__WHAT TO PRODUCE__.
Take the material below and retype it in full; pictures are left out.

-------- DATA LINES --------

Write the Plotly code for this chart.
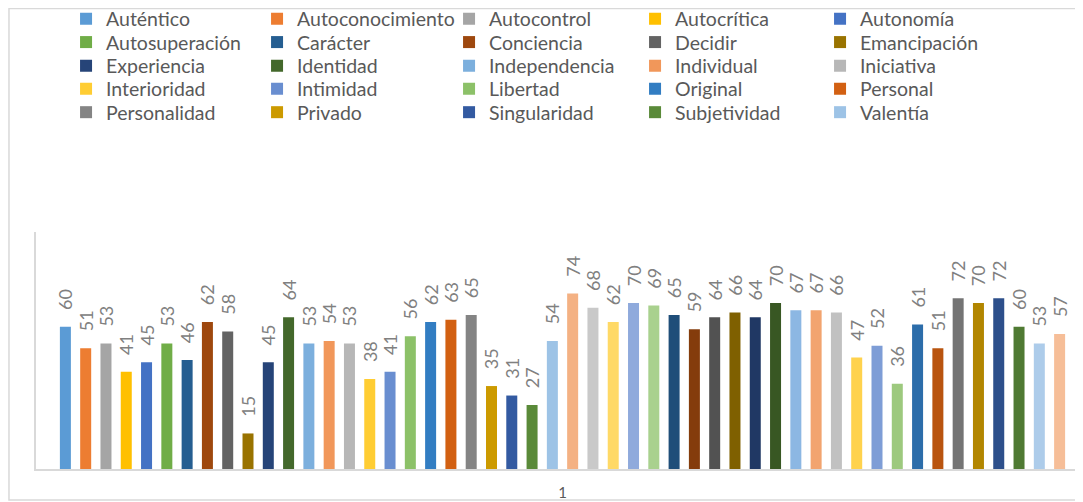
import plotly.graph_objects as go

category = ["1"]

legend_names = [
    "Auténtico", "Autoconocimiento", "Autocontrol", "Autocrítica", "Autonomía",
    "Autosuperación", "Carácter", "Conciencia", "Decidir", "Emancipación",
    "Experiencia", "Identidad", "Independencia", "Individual", "Iniciativa",
    "Interioridad", "Intimidad", "Libertad", "Original", "Personal",
    "Personalidad", "Privado", "Singularidad", "Subjetividad", "Valentía",
]
hidden_names = ["Serie %d" % i for i in range(26, 51)]
names = legend_names + hidden_names

values = [
    60, 51, 53, 41, 45, 53, 46, 62, 58, 15,
    45, 64, 53, 54, 53, 38, 41, 56, 62, 63,
    65, 35, 31, 27, 54, 74, 68, 62, 70, 69,
    65, 59, 64, 66, 64, 70, 67, 67, 66, 47,
    52, 36, 61, 51, 72, 70, 72, 60, 53, 57,
]

colors = [
    "#5B9BD5", "#ED7D31", "#A5A5A5", "#FFC000", "#4472C4",
    "#70AD47", "#255E91", "#9E480E", "#636363", "#997300",
    "#264478", "#43682B", "#7CAFDD", "#F1975A", "#B7B7B7",
    "#FFCD33", "#698ED0", "#8CC168", "#327DC2", "#D26012",
    "#848484", "#CC9A00", "#335AA1", "#5A8A39", "#9DC3E6",
    "#F4B183", "#C9C9C9", "#FFD966", "#8FAADC", "#A9D18E",
    "#1F4E79", "#843C0C", "#525252", "#7F6000", "#203864",
    "#385723", "#8CB7E3", "#F2A46F", "#C1C1C1", "#FFD24D",
    "#7E9DD6", "#9DC97E", "#2C6DAA", "#B9540F", "#747474",
    "#B28600", "#2D4F8B", "#4F7A33", "#ADCCEA", "#F6BE98",
]

FONT = "Lato"
legend_keys = ["legend", "legend2", "legend3", "legend4", "legend5"]
col_widths = [146, 147, 141, 140, 140]

fig = go.Figure()
for i, (n, v, c) in enumerate(zip(names, values, colors)):
    show = i < len(legend_names)
    fig.add_trace(go.Bar(
        x=category, y=[v], name=n,
        marker=dict(color=c, line=dict(width=0)),
        text=[v], texttemplate="\u00a0\u00a0\u00a0%{text}",
        textposition="outside", textangle=-90, constraintext="none",
        cliponaxis=False,
        textfont=dict(family=FONT, size=18, color="#808080"),
        showlegend=show,
        legend=legend_keys[i // 5] if show else "legend",
        legendwidth=col_widths[i % 5] if show else None,
    ))

row_y = [1.8987, 1.8, 1.7004, 1.6034, 1.5042]
legend_common = dict(
    orientation="h", x=0.0287, xanchor="left", yanchor="middle",
    font=dict(family=FONT, size=19.5, color="#595959"),
    bgcolor="rgba(0,0,0,0)", borderwidth=0, tracegroupgap=0,
    traceorder="normal",
)
layout_legends = {}
for r, key in enumerate(legend_keys):
    layout_legends[key] = dict(legend_common, y=row_y[r])

# page body has an 8px default margin: figure is sized/offset to fill the window
fig.update_layout(
    template="none",
    width=1075, height=494,
    margin=dict(l=28, r=0, t=224, b=33, pad=0, autoexpand=False),
    paper_bgcolor="white", plot_bgcolor="white",
    barmode="group", bargap=0.03656, bargroupgap=0.4579,
    font=dict(family=FONT, color="#595959"),
    xaxis=dict(
        type="category", range=[-0.5, 0.4943], automargin=False,
        showline=True, linecolor="#D9D9D9", linewidth=2,
        ticks="", showgrid=False, zeroline=False,
        tickfont=dict(family=FONT, size=15, color="#595959"),
        ticklabelstandoff=9,
    ),
    yaxis=dict(
        range=[0, 100], automargin=False,
        showline=True, linecolor="#D9D9D9", linewidth=1.5,
        showgrid=False, zeroline=False, showticklabels=False, ticks="",
    ),
    shapes=[dict(
        type="rect", xref="paper", yref="paper",
        x0=-0.0258, x1=1.02, y0=-0.1308, y1=1.943,
        line=dict(color="#D9D9D9", width=1.5), fillcolor="rgba(0,0,0,0)",
        layer="below",
    )],
    **layout_legends,
)

fig.write_html("out.html")
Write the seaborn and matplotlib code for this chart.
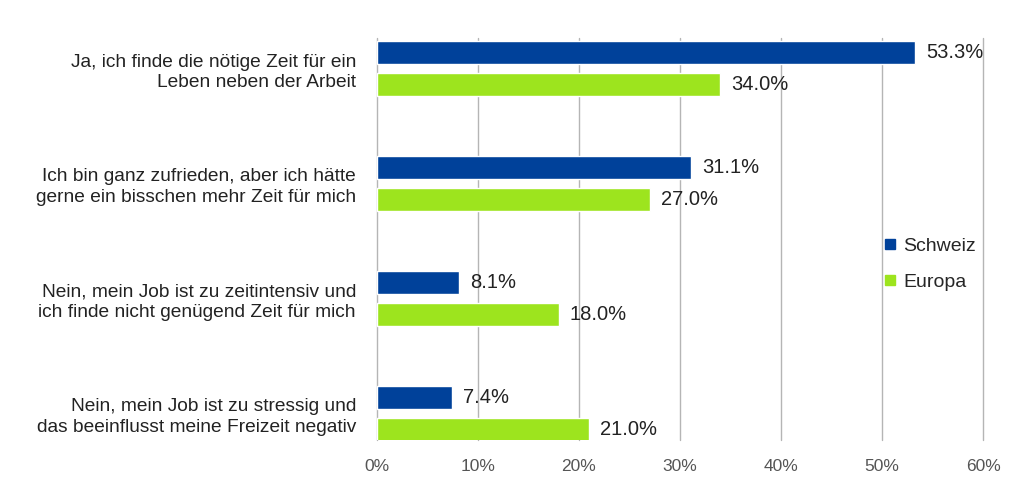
import numpy as np
import pandas as pd
import matplotlib
matplotlib.use("Agg")
import matplotlib.pyplot as plt
import seaborn as sns
from matplotlib.lines import Line2D

# --- Data ---
categories = [
    "Ja, ich finde die nötige Zeit für ein\nLeben neben der Arbeit",
    "Ich bin ganz zufrieden, aber ich hätte\ngerne ein bisschen mehr Zeit für mich",
    "Nein, mein Job ist zu zeitintensiv und\nich finde nicht genügend Zeit für mich",
    "Nein, mein Job ist zu stressig und\ndas beeinflusst meine Freizeit negativ",
]
schweiz = [53.3, 31.1, 8.1, 7.4]
europa = [34.0, 27.0, 18.0, 21.0]
series_names = ["Schweiz", "Europa"]
x_ticks = [0, 10, 20, 30, 40, 50, 60]

COLORS = {"Schweiz": "#00419a", "Europa": "#9de41e"}

df = pd.DataFrame({
    "Antwort": categories * 2,
    "Region": [series_names[0]] * len(categories) + [series_names[1]] * len(categories),
    "Wert": schweiz + europa,
})

sns.set_theme(style="white")
plt.rcParams["font.family"] = ["Liberation Sans", "DejaVu Sans"]

fig = plt.figure(figsize=(10.24, 4.95), dpi=100)
ax = fig.add_axes([0.368, 0.111, 0.592, 0.812])

sns.barplot(
    data=df, y="Antwort", x="Wert", hue="Region", order=categories,
    hue_order=series_names, palette=COLORS, orient="h",
    width=0.556, gap=0.28, ax=ax, legend=False, saturation=1,
)

for cont in ax.containers:
    ax.bar_label(cont, labels=[f"{v:.1f}%" for v in cont.datavalues],
                 padding=8, fontsize=14.5, color="#222222")

ax.set_xlim(0, 60)
ax.set_ylim(3.235, -0.265)
ax.set_xticks(x_ticks)
ax.set_xticklabels([f"{t}%" for t in x_ticks], fontsize=12.5, color="#555555")
ax.tick_params(axis="x", length=0, pad=14)
ax.tick_params(axis="y", length=0, pad=15, labelsize=13.8, labelcolor="#222222")
for lbl in ax.get_yticklabels():
    lbl.set_horizontalalignment("right")
    lbl.set_multialignment("right")
    lbl.set_linespacing(1.3)
ax.set_xlabel("")
ax.set_ylabel("")
ax.xaxis.grid(True, color="#b5b5b5", linewidth=1.0)
for gl in ax.xaxis.get_gridlines():
    gl.set_clip_on(False)
ax.set_axisbelow(True)
for s in ax.spines.values():
    s.set_visible(False)

handles = [Line2D([0], [0], marker="s", linestyle="", markersize=7,
                  markerfacecolor=COLORS[n], markeredgecolor=COLORS[n]) for n in series_names]
ax.legend(handles, series_names, loc="center left", bbox_to_anchor=(0.804, 0.438),
          frameon=False, fontsize=14, handletextpad=0.3, labelspacing=0.95,
          handlelength=0.8)

fig.savefig("out.png", dpi=100)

--------

__EXPECTED OUTPUT__.
Write the Plotly code for this chart.
import plotly.graph_objects as go

category = ["1"]

legend_names = [
    "Auténtico", "Autoconocimiento", "Autocontrol", "Autocrítica", "Autonomía",
    "Autosuperación", "Carácter", "Conciencia", "Decidir", "Emancipación",
    "Experiencia", "Identidad", "Independencia", "Individual", "Iniciativa",
    "Interioridad", "Intimidad", "Libertad", "Original", "Personal",
    "Personalidad", "Privado", "Singularidad", "Subjetividad", "Valentía",
]
hidden_names = ["Serie %d" % i for i in range(26, 51)]
names = legend_names + hidden_names

values = [
    60, 51, 53, 41, 45, 53, 46, 62, 58, 15,
    45, 64, 53, 54, 53, 38, 41, 56, 62, 63,
    65, 35, 31, 27, 54, 74, 68, 62, 70, 69,
    65, 59, 64, 66, 64, 70, 67, 67, 66, 47,
    52, 36, 61, 51, 72, 70, 72, 60, 53, 57,
]

colors = [
    "#5B9BD5", "#ED7D31", "#A5A5A5", "#FFC000", "#4472C4",
    "#70AD47", "#255E91", "#9E480E", "#636363", "#997300",
    "#264478", "#43682B", "#7CAFDD", "#F1975A", "#B7B7B7",
    "#FFCD33", "#698ED0", "#8CC168", "#327DC2", "#D26012",
    "#848484", "#CC9A00", "#335AA1", "#5A8A39", "#9DC3E6",
    "#F4B183", "#C9C9C9", "#FFD966", "#8FAADC", "#A9D18E",
    "#1F4E79", "#843C0C", "#525252", "#7F6000", "#203864",
    "#385723", "#8CB7E3", "#F2A46F", "#C1C1C1", "#FFD24D",
    "#7E9DD6", "#9DC97E", "#2C6DAA", "#B9540F", "#747474",
    "#B28600", "#2D4F8B", "#4F7A33", "#ADCCEA", "#F6BE98",
]

FONT = "Lato"
legend_keys = ["legend", "legend2", "legend3", "legend4", "legend5"]
col_widths = [146, 147, 141, 140, 140]

fig = go.Figure()
for i, (n, v, c) in enumerate(zip(names, values, colors)):
    show = i < len(legend_names)
    fig.add_trace(go.Bar(
        x=category, y=[v], name=n,
        marker=dict(color=c, line=dict(width=0)),
        text=[v], texttemplate="\u00a0\u00a0\u00a0%{text}",
        textposition="outside", textangle=-90, constraintext="none",
        cliponaxis=False,
        textfont=dict(family=FONT, size=18, color="#808080"),
        showlegend=show,
        legend=legend_keys[i // 5] if show else "legend",
        legendwidth=col_widths[i % 5] if show else None,
    ))

row_y = [1.8987, 1.8, 1.7004, 1.6034, 1.5042]
legend_common = dict(
    orientation="h", x=0.0287, xanchor="left", yanchor="middle",
    font=dict(family=FONT, size=19.5, color="#595959"),
    bgcolor="rgba(0,0,0,0)", borderwidth=0, tracegroupgap=0,
    traceorder="normal",
)
layout_legends = {}
for r, key in enumerate(legend_keys):
    layout_legends[key] = dict(legend_common, y=row_y[r])

# page body has an 8px default margin: figure is sized/offset to fill the window
fig.update_layout(
    template="none",
    width=1075, height=494,
    margin=dict(l=28, r=0, t=224, b=33, pad=0, autoexpand=False),
    paper_bgcolor="white", plot_bgcolor="white",
    barmode="group", bargap=0.03656, bargroupgap=0.4579,
    font=dict(family=FONT, color="#595959"),
    xaxis=dict(
        type="category", range=[-0.5, 0.4943], automargin=False,
        showline=True, linecolor="#D9D9D9", linewidth=2,
        ticks="", showgrid=False, zeroline=False,
        tickfont=dict(family=FONT, size=15, color="#595959"),
        ticklabelstandoff=9,
    ),
    yaxis=dict(
        range=[0, 100], automargin=False,
        showline=True, linecolor="#D9D9D9", linewidth=1.5,
        showgrid=False, zeroline=False, showticklabels=False, ticks="",
    ),
    shapes=[dict(
        type="rect", xref="paper", yref="paper",
        x0=-0.0258, x1=1.02, y0=-0.1308, y1=1.943,
        line=dict(color="#D9D9D9", width=1.5), fillcolor="rgba(0,0,0,0)",
        layer="below",
    )],
    **layout_legends,
)

fig.write_html("out.html")
Write the seaborn and matplotlib code for this chart.
import numpy as np
import pandas as pd
import matplotlib
matplotlib.use("Agg")
import matplotlib.pyplot as plt
import seaborn as sns
from matplotlib.lines import Line2D

# --- Data ---
categories = [
    "Ja, ich finde die nötige Zeit für ein\nLeben neben der Arbeit",
    "Ich bin ganz zufrieden, aber ich hätte\ngerne ein bisschen mehr Zeit für mich",
    "Nein, mein Job ist zu zeitintensiv und\nich finde nicht genügend Zeit für mich",
    "Nein, mein Job ist zu stressig und\ndas beeinflusst meine Freizeit negativ",
]
schweiz = [53.3, 31.1, 8.1, 7.4]
europa = [34.0, 27.0, 18.0, 21.0]
series_names = ["Schweiz", "Europa"]
x_ticks = [0, 10, 20, 30, 40, 50, 60]

COLORS = {"Schweiz": "#00419a", "Europa": "#9de41e"}

df = pd.DataFrame({
    "Antwort": categories * 2,
    "Region": [series_names[0]] * len(categories) + [series_names[1]] * len(categories),
    "Wert": schweiz + europa,
})

sns.set_theme(style="white")
plt.rcParams["font.family"] = ["Liberation Sans", "DejaVu Sans"]

fig = plt.figure(figsize=(10.24, 4.95), dpi=100)
ax = fig.add_axes([0.368, 0.111, 0.592, 0.812])

sns.barplot(
    data=df, y="Antwort", x="Wert", hue="Region", order=categories,
    hue_order=series_names, palette=COLORS, orient="h",
    width=0.556, gap=0.28, ax=ax, legend=False, saturation=1,
)

for cont in ax.containers:
    ax.bar_label(cont, labels=[f"{v:.1f}%" for v in cont.datavalues],
                 padding=8, fontsize=14.5, color="#222222")

ax.set_xlim(0, 60)
ax.set_ylim(3.235, -0.265)
ax.set_xticks(x_ticks)
ax.set_xticklabels([f"{t}%" for t in x_ticks], fontsize=12.5, color="#555555")
ax.tick_params(axis="x", length=0, pad=14)
ax.tick_params(axis="y", length=0, pad=15, labelsize=13.8, labelcolor="#222222")
for lbl in ax.get_yticklabels():
    lbl.set_horizontalalignment("right")
    lbl.set_multialignment("right")
    lbl.set_linespacing(1.3)
ax.set_xlabel("")
ax.set_ylabel("")
ax.xaxis.grid(True, color="#b5b5b5", linewidth=1.0)
for gl in ax.xaxis.get_gridlines():
    gl.set_clip_on(False)
ax.set_axisbelow(True)
for s in ax.spines.values():
    s.set_visible(False)

handles = [Line2D([0], [0], marker="s", linestyle="", markersize=7,
                  markerfacecolor=COLORS[n], markeredgecolor=COLORS[n]) for n in series_names]
ax.legend(handles, series_names, loc="center left", bbox_to_anchor=(0.804, 0.438),
          frameon=False, fontsize=14, handletextpad=0.3, labelspacing=0.95,
          handlelength=0.8)

fig.savefig("out.png", dpi=100)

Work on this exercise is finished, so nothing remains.